By Aaron Israel
Consider with me a story found in the Gospel of Luke. In this passage, Jesus is dining (along with several other guests) at the home of a “prominent Pharisee.” At some point during the dinner party, Jesus says this to his host:
“…when you give a luncheon or dinner, do not invite your friends, your brothers or sisters, your relatives, or your rich neighbors; if you do, they may invite you back, and so you will be repaid. But when you give a banquet, invite the poor, the crippled, the lame, the blind, and you will be blessed. Although they cannot repay you, you will be repaid at the resurrection of the righteous.” – Luke 14:12-14
Take a moment, and reflect on your life through the lens of what Jesus says here. How often do you practice hospitality? How often do you invite people into your home, into your life? And how often do you invite someone who isn’t a friend, family member, or a well-respected member of your community?
When Jesus told the Pharisee to “invite the poor, the crippled, the lame, the blind,” he was describing people viewed as the most undesirable in society. The marginalized. The outsiders. When you host a dinner party, do you ever ask, who is the most undesirable person I could invite? I sure don’t. Yet this is the radical hospitality that Jesus calls us to embody. To invite a stranger, a homeless person, a societal outcast, or maybe even a personal enemy into our home to break bread with us. Practicing this type of hospitality may seem daunting or even scary, but it is an essential part of what it means to participate in the upside-down kingdom of heaven that Jesus preached. It is hospitality that shows no favoritism, hospitality that affirms the full humanity and infinite value of those who society deems less than.

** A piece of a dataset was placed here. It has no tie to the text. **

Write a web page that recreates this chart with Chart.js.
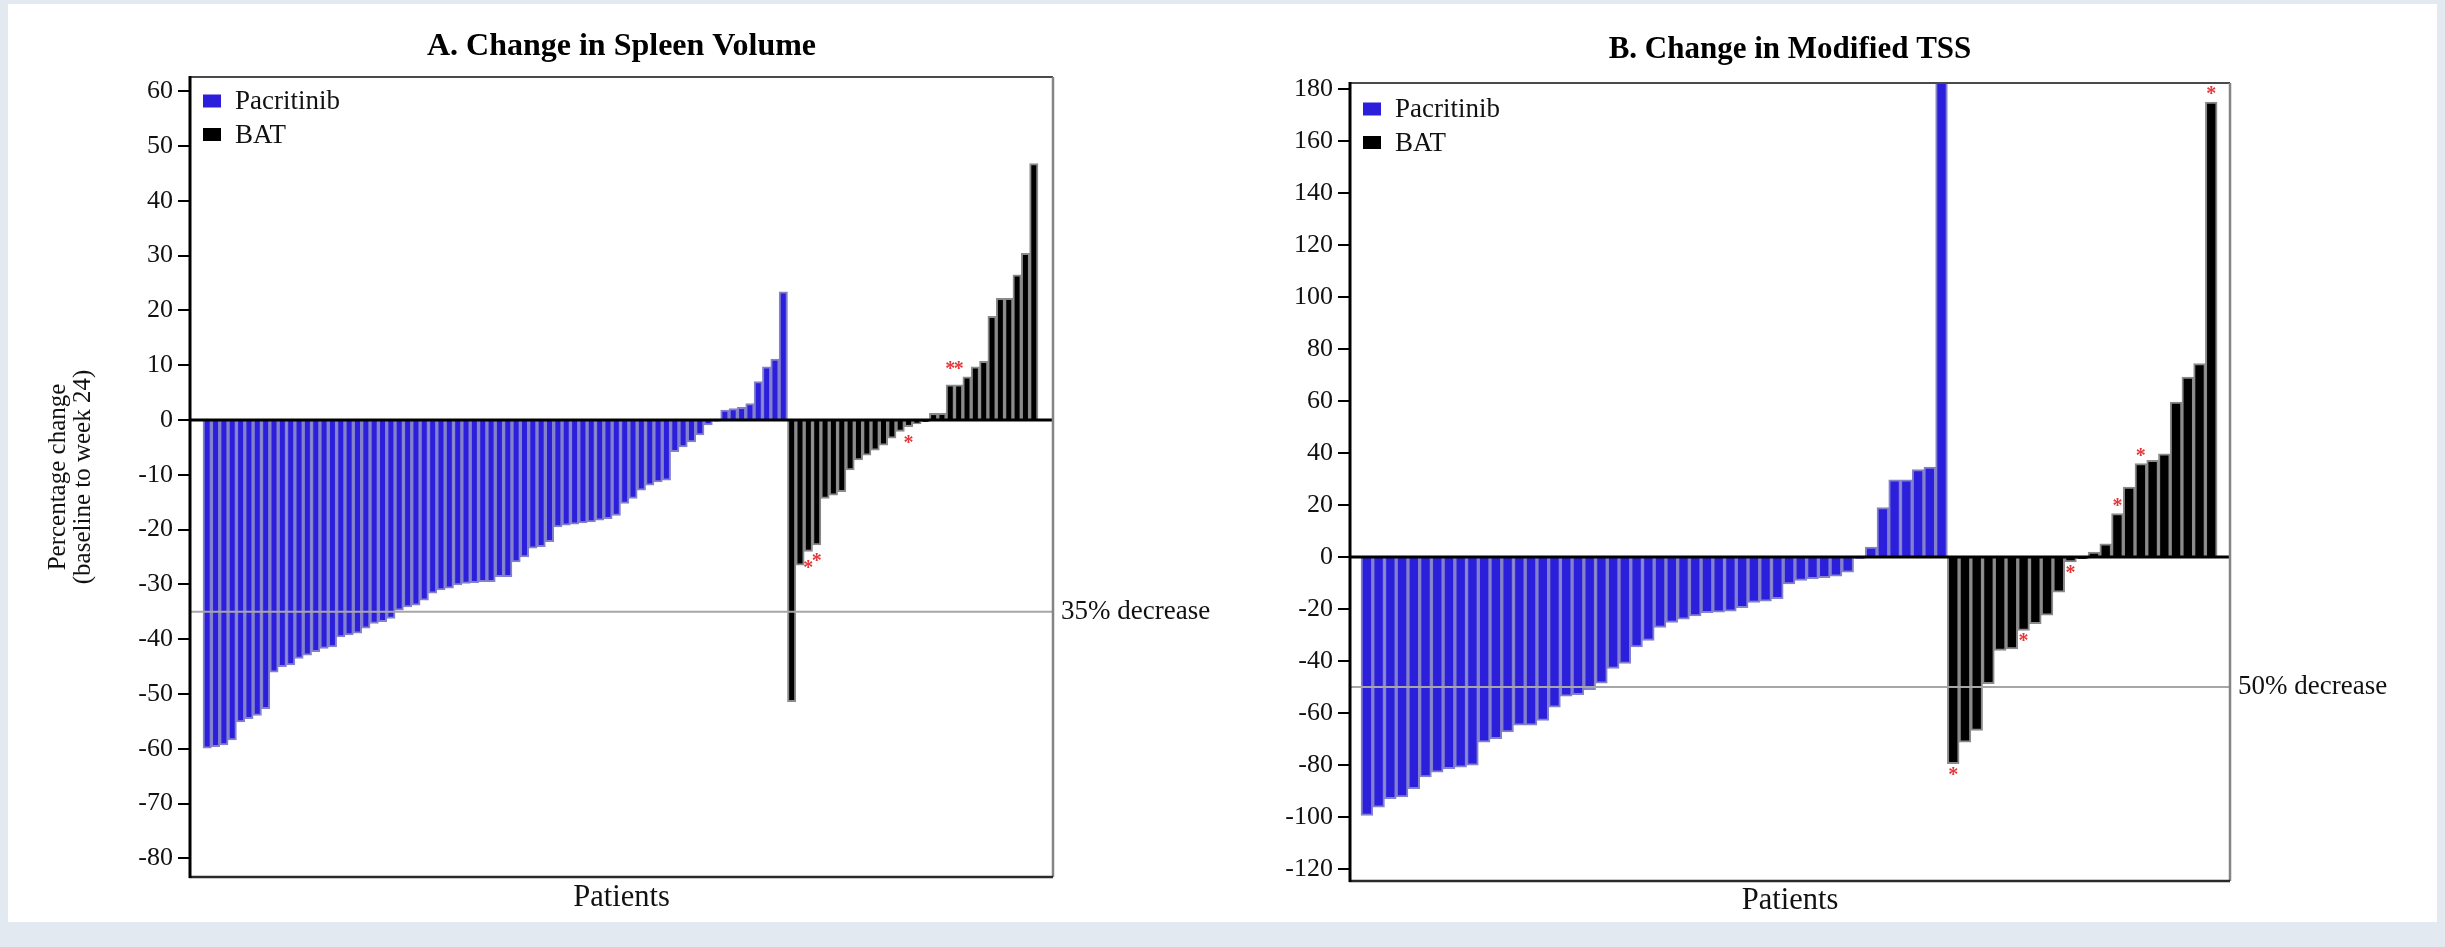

In her book “The Gospel Comes With a House-Key,” Rosaria Butterfield describes Christian hospitality thusly:
“Radically ordinary hospitality is this: using your Christian home in a daily way that seeks to make strangers neighbors, and neighbors family of God.”
Picture what it would look like if Jesus’ followers everywhere began to take this seriously. Imagine if our homes were known in our neighborhoods as the homes where anyone and everyone is welcome. Homes where surprising friendships are formed and lives are changed – where a beautiful tapestry of love is woven through good food, laughter, and deep conversations.
If this vision is to become a reality, it starts with you and me, in our local communities. If you are reading this, I challenge you to take a step of faith this holiday season. Who is someone in need or neglected who you can invite into your home? But don’t stop there…how can you incorporate radical hospitality into your weekly or even daily schedule? If you struggle to envision what this could look like, I recommend reading the book I quoted earlier in this article, “The Gospel Comes With A House-key”.
Practicing the hospitality that Jesus asks of us is risky, but worth it. Scripture is clear: we cannot love people the way Jesus loves without risk. We must embrace the risk to follow him, and be transformed. If we embrace the risk, both our lives and others will be forever changed.
Aaron Israel is a campus minister working with Ratio Christi at Appalachian State University. Aaron enjoys deep conversations, good books, music, adventure, and blessing others through creativity. He is committed to the vision of creating organic discipleship communities that bring together unlikely people.